• **WHAT NEEDS TO BE DONE**
Extract each line of the material that follows exactly and omit its pictures.

• **DATA SECTION**
------------------------------------------------------------

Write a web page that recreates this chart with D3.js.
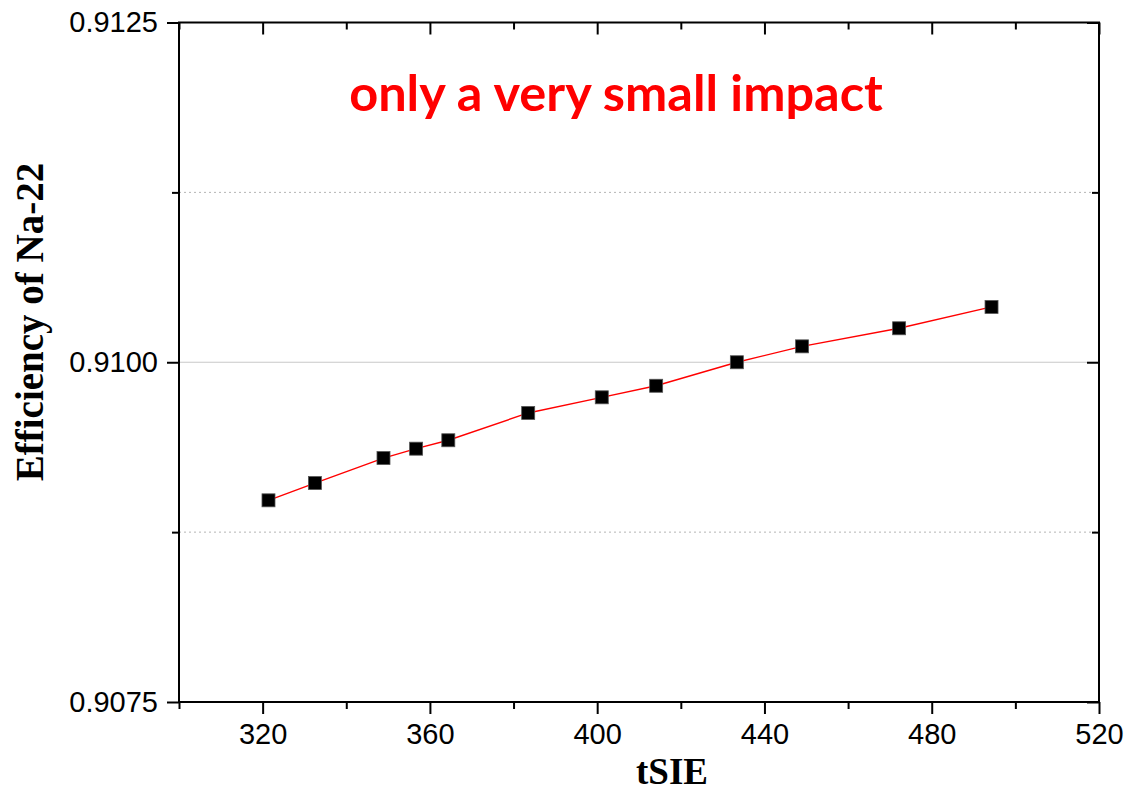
<!DOCTYPE html>
<html>
<head>
<meta charset="utf-8">
<script src="https://cdn.jsdelivr.net/npm/d3@7"></script>
<style>
  html, body { margin: 0; padding: 0; background: #fff; }
  svg { display: block; }
</style>
</head>
<body>
<svg id="chart" width="1127" height="792"></svg>
<script>
// Measured efficiency of Na-22 against the quench indicator tSIE
const tsie = [321.4, 332.5, 348.9, 356.7, 364.4, 383.5, 401.1, 414.1, 433.4, 449.0, 472.2, 494.3];
const efficiency = [0.908984, 0.909111, 0.909295, 0.909364, 0.909426, 0.909627, 0.909742, 0.909827, 0.910000, 0.910117, 0.910250, 0.910407];

const xMajorTicks = [320, 360, 400, 440, 480, 520];
const xMinorTicks = [300, 340, 380, 420, 460, 500];
const yMajorTicks = [0.9075, 0.9100, 0.9125];
const yMinorTicks = [0.90875, 0.91125];
const yTickLabels = ["0.9075", "0.9100", "0.9125"];

const titleText = "only a very small impact";
const xLabel = "tSIE";
const yLabel = "Efficiency of Na-22";

const svg = d3.select("#chart");
const plotLeft = 179, plotRight = 1099, plotTop = 22.5, plotBottom = 702;

const x = d3.scaleLinear().domain([300, 520]).range([plotLeft, plotRight]);
const y = d3.scaleLinear().domain([0.9075, 0.9125]).range([plotBottom, plotTop]);

// horizontal grid: solid at the major value, dotted at the minor ones
svg.append("g").selectAll("line")
  .data([0.9100]).join("line")
  .attr("x1", plotLeft).attr("x2", plotRight)
  .attr("y1", d => y(d)).attr("y2", d => y(d))
  .attr("stroke", "#c8c8c8").attr("stroke-width", 1.2);
svg.append("g").selectAll("line")
  .data(yMinorTicks).join("line")
  .attr("x1", plotLeft).attr("x2", plotRight)
  .attr("y1", d => y(d)).attr("y2", d => y(d))
  .attr("stroke", "#b4b4b4").attr("stroke-width", 1)
  .attr("stroke-dasharray", "2,3");

function styleAxis(g) {
  g.selectAll(".domain").remove();
  g.selectAll(".tick line").attr("stroke", "#000").attr("stroke-width", 2);
  g.selectAll("text")
    .attr("font-family", "'Liberation Sans', Arial, sans-serif")
    .attr("font-size", 29).attr("fill", "#000");
}

// bottom axis (outward ticks, labelled)
svg.append("g").attr("transform", `translate(0,${plotBottom})`)
  .call(d3.axisBottom(x).tickValues(xMajorTicks).tickSize(12).tickPadding(9).tickFormat(d3.format("d")))
  .call(styleAxis);
svg.append("g").attr("transform", `translate(0,${plotBottom})`)
  .call(d3.axisBottom(x).tickValues(xMinorTicks).tickSize(7).tickFormat(""))
  .call(styleAxis);

// top axis (inward ticks, no labels)
svg.append("g").attr("transform", `translate(0,${plotTop})`)
  .call(d3.axisTop(x).tickValues(xMajorTicks).tickSize(-12).tickFormat(""))
  .call(styleAxis);
svg.append("g").attr("transform", `translate(0,${plotTop})`)
  .call(d3.axisTop(x).tickValues(xMinorTicks).tickSize(-7).tickFormat(""))
  .call(styleAxis);

// left axis (outward ticks, labelled)
svg.append("g").attr("transform", `translate(${plotLeft},0)`)
  .call(d3.axisLeft(y).tickValues(yMajorTicks).tickSize(12).tickPadding(9)
    .tickFormat((d, i) => yTickLabels[i]))
  .call(styleAxis);
svg.append("g").attr("transform", `translate(${plotLeft},0)`)
  .call(d3.axisLeft(y).tickValues(yMinorTicks).tickSize(7).tickFormat(""))
  .call(styleAxis);

// right axis (inward ticks, no labels)
svg.append("g").attr("transform", `translate(${plotRight},0)`)
  .call(d3.axisRight(y).tickValues(yMajorTicks).tickSize(-12).tickFormat(""))
  .call(styleAxis);
svg.append("g").attr("transform", `translate(${plotRight},0)`)
  .call(d3.axisRight(y).tickValues(yMinorTicks).tickSize(-7).tickFormat(""))
  .call(styleAxis);

// frame
svg.append("rect")
  .attr("x", plotLeft).attr("y", plotTop)
  .attr("width", plotRight - plotLeft).attr("height", plotBottom - plotTop)
  .attr("fill", "none").attr("stroke", "#000").attr("stroke-width", 2);

// connecting line
const pts = tsie.map((t, i) => [t, efficiency[i]]);
svg.append("path")
  .datum(pts)
  .attr("fill", "none")
  .attr("stroke", "#ff0000")
  .attr("stroke-width", 1.4)
  .attr("d", d3.line().x(d => x(d[0])).y(d => y(d[1])));

// square markers
const ms = 13;
svg.append("g").selectAll("rect")
  .data(pts).join("rect")
  .attr("x", d => x(d[0]) - ms / 2)
  .attr("y", d => y(d[1]) - ms / 2)
  .attr("width", ms).attr("height", ms)
  .attr("fill", "#000")
  .attr("stroke", "#555").attr("stroke-width", 0.8);

// annotation
svg.append("text")
  .attr("x", 616).attr("y", 110.5)
  .attr("text-anchor", "middle")
  .attr("font-family", "Lato, 'Open Sans', sans-serif")
  .attr("font-weight", 700)
  .attr("font-size", 50.5)
  .attr("fill", "#ff0000")
  .text(titleText);

// axis titles
svg.append("text")
  .attr("x", 672).attr("y", 784)
  .attr("text-anchor", "middle")
  .attr("font-family", "'Liberation Serif', 'Times New Roman', serif")
  .attr("font-weight", 700)
  .attr("font-size", 37)
  .attr("fill", "#000")
  .text(xLabel);

svg.append("text")
  .attr("transform", "translate(43,322) rotate(-90)")
  .attr("text-anchor", "middle")
  .attr("font-family", "'Liberation Serif', 'Times New Roman', serif")
  .attr("font-weight", 700)
  .attr("font-size", 39)
  .attr("fill", "#000")
  .text(yLabel);
</script>
</body>
</html>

------------------------------------------------------------

• **EXERCISE OUTPUT**
Write a web page that recreates this chart with D3.js.
<!DOCTYPE html>
<html>
<head>
<meta charset="utf-8">
<script src="https://cdn.jsdelivr.net/npm/d3@7"></script>
<style>
  html, body { margin: 0; padding: 0; background: #fff; }
  svg { display: block; }
</style>
</head>
<body>
<svg id="chart" width="1127" height="792"></svg>
<script>
// Measured efficiency of Na-22 against the quench indicator tSIE
const tsie = [321.4, 332.5, 348.9, 356.7, 364.4, 383.5, 401.1, 414.1, 433.4, 449.0, 472.2, 494.3];
const efficiency = [0.908984, 0.909111, 0.909295, 0.909364, 0.909426, 0.909627, 0.909742, 0.909827, 0.910000, 0.910117, 0.910250, 0.910407];

const xMajorTicks = [320, 360, 400, 440, 480, 520];
const xMinorTicks = [300, 340, 380, 420, 460, 500];
const yMajorTicks = [0.9075, 0.9100, 0.9125];
const yMinorTicks = [0.90875, 0.91125];
const yTickLabels = ["0.9075", "0.9100", "0.9125"];

const titleText = "only a very small impact";
const xLabel = "tSIE";
const yLabel = "Efficiency of Na-22";

const svg = d3.select("#chart");
const plotLeft = 179, plotRight = 1099, plotTop = 22.5, plotBottom = 702;

const x = d3.scaleLinear().domain([300, 520]).range([plotLeft, plotRight]);
const y = d3.scaleLinear().domain([0.9075, 0.9125]).range([plotBottom, plotTop]);

// horizontal grid: solid at the major value, dotted at the minor ones
svg.append("g").selectAll("line")
  .data([0.9100]).join("line")
  .attr("x1", plotLeft).attr("x2", plotRight)
  .attr("y1", d => y(d)).attr("y2", d => y(d))
  .attr("stroke", "#c8c8c8").attr("stroke-width", 1.2);
svg.append("g").selectAll("line")
  .data(yMinorTicks).join("line")
  .attr("x1", plotLeft).attr("x2", plotRight)
  .attr("y1", d => y(d)).attr("y2", d => y(d))
  .attr("stroke", "#b4b4b4").attr("stroke-width", 1)
  .attr("stroke-dasharray", "2,3");

function styleAxis(g) {
  g.selectAll(".domain").remove();
  g.selectAll(".tick line").attr("stroke", "#000").attr("stroke-width", 2);
  g.selectAll("text")
    .attr("font-family", "'Liberation Sans', Arial, sans-serif")
    .attr("font-size", 29).attr("fill", "#000");
}

// bottom axis (outward ticks, labelled)
svg.append("g").attr("transform", `translate(0,${plotBottom})`)
  .call(d3.axisBottom(x).tickValues(xMajorTicks).tickSize(12).tickPadding(9).tickFormat(d3.format("d")))
  .call(styleAxis);
svg.append("g").attr("transform", `translate(0,${plotBottom})`)
  .call(d3.axisBottom(x).tickValues(xMinorTicks).tickSize(7).tickFormat(""))
  .call(styleAxis);

// top axis (inward ticks, no labels)
svg.append("g").attr("transform", `translate(0,${plotTop})`)
  .call(d3.axisTop(x).tickValues(xMajorTicks).tickSize(-12).tickFormat(""))
  .call(styleAxis);
svg.append("g").attr("transform", `translate(0,${plotTop})`)
  .call(d3.axisTop(x).tickValues(xMinorTicks).tickSize(-7).tickFormat(""))
  .call(styleAxis);

// left axis (outward ticks, labelled)
svg.append("g").attr("transform", `translate(${plotLeft},0)`)
  .call(d3.axisLeft(y).tickValues(yMajorTicks).tickSize(12).tickPadding(9)
    .tickFormat((d, i) => yTickLabels[i]))
  .call(styleAxis);
svg.append("g").attr("transform", `translate(${plotLeft},0)`)
  .call(d3.axisLeft(y).tickValues(yMinorTicks).tickSize(7).tickFormat(""))
  .call(styleAxis);

// right axis (inward ticks, no labels)
svg.append("g").attr("transform", `translate(${plotRight},0)`)
  .call(d3.axisRight(y).tickValues(yMajorTicks).tickSize(-12).tickFormat(""))
  .call(styleAxis);
svg.append("g").attr("transform", `translate(${plotRight},0)`)
  .call(d3.axisRight(y).tickValues(yMinorTicks).tickSize(-7).tickFormat(""))
  .call(styleAxis);

// frame
svg.append("rect")
  .attr("x", plotLeft).attr("y", plotTop)
  .attr("width", plotRight - plotLeft).attr("height", plotBottom - plotTop)
  .attr("fill", "none").attr("stroke", "#000").attr("stroke-width", 2);

// connecting line
const pts = tsie.map((t, i) => [t, efficiency[i]]);
svg.append("path")
  .datum(pts)
  .attr("fill", "none")
  .attr("stroke", "#ff0000")
  .attr("stroke-width", 1.4)
  .attr("d", d3.line().x(d => x(d[0])).y(d => y(d[1])));

// square markers
const ms = 13;
svg.append("g").selectAll("rect")
  .data(pts).join("rect")
  .attr("x", d => x(d[0]) - ms / 2)
  .attr("y", d => y(d[1]) - ms / 2)
  .attr("width", ms).attr("height", ms)
  .attr("fill", "#000")
  .attr("stroke", "#555").attr("stroke-width", 0.8);

// annotation
svg.append("text")
  .attr("x", 616).attr("y", 110.5)
  .attr("text-anchor", "middle")
  .attr("font-family", "Lato, 'Open Sans', sans-serif")
  .attr("font-weight", 700)
  .attr("font-size", 50.5)
  .attr("fill", "#ff0000")
  .text(titleText);

// axis titles
svg.append("text")
  .attr("x", 672).attr("y", 784)
  .attr("text-anchor", "middle")
  .attr("font-family", "'Liberation Serif', 'Times New Roman', serif")
  .attr("font-weight", 700)
  .attr("font-size", 37)
  .attr("fill", "#000")
  .text(xLabel);

svg.append("text")
  .attr("transform", "translate(43,322) rotate(-90)")
  .attr("text-anchor", "middle")
  .attr("font-family", "'Liberation Serif', 'Times New Roman', serif")
  .attr("font-weight", 700)
  .attr("font-size", 39)
  .attr("fill", "#000")
  .text(yLabel);
</script>
</body>
</html>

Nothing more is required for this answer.